Electricity is the next largest element of the overall subsidy estimate (USD 115 billion in 2019). Iran has some of the lowest electricity prices in the world, and this underpinned a very large overall subsidy estimate. Electricity is followed by natural gas (USD 50 billion, but with notable examples of price reform in Egypt and Ukraine) and coal (USD 2.5 billion).

Energy subsidy reform remains a tough political challenge when societies and economies are feeling the strain of the Covid-19 pandemic. But the prospects for building better after the crisis, in many parts of the world, are inextricably linked with getting price signals right, especially if subsidy reform is combined with a broader suite of policy measures aiming at more robust, secure and sustainable energy sectors.

Ultimately, if households and industries have the incentive to opt for more efficient equipment, and investors can see greater advantage in cleaner technologies, the implications for long-term growth – and for global emissions – can be profound.

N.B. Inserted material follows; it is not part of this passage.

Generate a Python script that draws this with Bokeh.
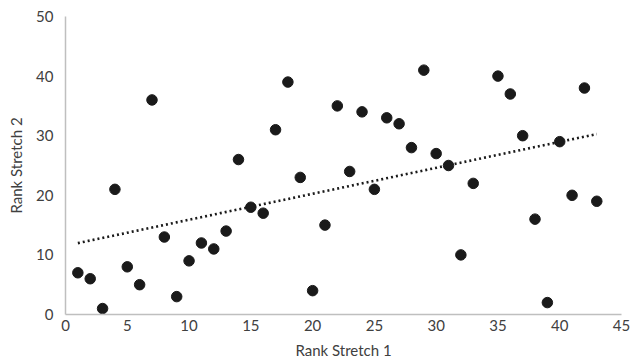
import numpy as np
from bokeh.plotting import figure
from bokeh.models import ColumnDataSource, Range1d, FixedTicker
from bokeh.embed import file_html
from bokeh.resources import INLINE

rank1 = [1, 2, 3, 4, 5, 6, 7, 8, 9, 10, 11, 12, 13, 14, 15, 16, 17, 18, 19, 20, 21,
         22, 23, 24, 25, 26, 27, 28, 29, 30, 31, 32, 33, 35, 36, 37, 38, 39, 40, 41, 42, 43]
rank2 = [7, 6, 1, 21, 8, 5, 36, 13, 3, 9, 12, 11, 14, 26, 18, 17, 31, 39, 23, 4, 15,
         35, 24, 34, 21, 33, 32, 28, 41, 27, 25, 10, 22, 40, 37, 30, 16, 2, 29, 20, 38, 19]
x_ticks = [0, 5, 10, 15, 20, 25, 30, 35, 40, 45]
y_ticks = [0, 10, 20, 30, 40, 50]

FONT = "Lato"
GREY = "#404040"

p = figure(width=632, height=361, output_backend="svg", toolbar_location=None,
           x_range=Range1d(0, 45), y_range=Range1d(0, 50),
           min_border_left=65, min_border_right=11, min_border_top=16, min_border_bottom=47)
p.outline_line_color = None
p.xgrid.grid_line_color = None
p.ygrid.grid_line_color = None

src = ColumnDataSource(dict(x=rank1, y=rank2))

# linear trendline (least squares) from the data
m, b = np.polyfit(rank1, rank2, 1)
tx = [min(rank1), max(rank1)]
ty = [m * v + b for v in tx]
p.line(tx, ty, line_color="#1a1a1a", line_width=2.6, line_dash="2 3")

p.scatter("x", "y", source=src, size=10.5, fill_color="#1a1a1a", line_color="#1a1a1a")

for ax in (p.xaxis[0], p.yaxis[0]):
    ax.axis_line_color = "#bfbfbf"
    ax.axis_line_width = 1.5
    ax.major_tick_line_color = None
    ax.minor_tick_line_color = None
    ax.major_tick_out = 0
    ax.major_tick_in = 0
    ax.minor_tick_out = 0
    ax.major_label_text_font = FONT
    ax.major_label_text_font_size = "15px"
    ax.major_label_text_color = GREY
    ax.axis_label_text_font = FONT
    ax.axis_label_text_font_size = "15px"
    ax.axis_label_text_font_style = "normal"
    ax.axis_label_text_color = GREY

p.xaxis.ticker = FixedTicker(ticks=x_ticks)
p.yaxis.ticker = FixedTicker(ticks=y_ticks)
p.xaxis.axis_label = "Rank Stretch 1"
p.yaxis.axis_label = "Rank Stretch 2"
p.xaxis.major_label_standoff = 5
p.yaxis.major_label_standoff = 12
p.xaxis.axis_label_standoff = 7
p.yaxis.axis_label_standoff = 8

open("out.html", "w").write(file_html(p, INLINE))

Although this year has brought tremendous upheaval, it also offers a historic moment to act on fossil fuel subsidies.

References
  1. There are also a range of fossil fuel subsidies that do not directly affect end-user prices paid by consumers (e.g. they benefit producers of these fuels directly); these are tracked by the OECD, and the IEA/OECD produce a joint estimate that covers a broader range of subsidies.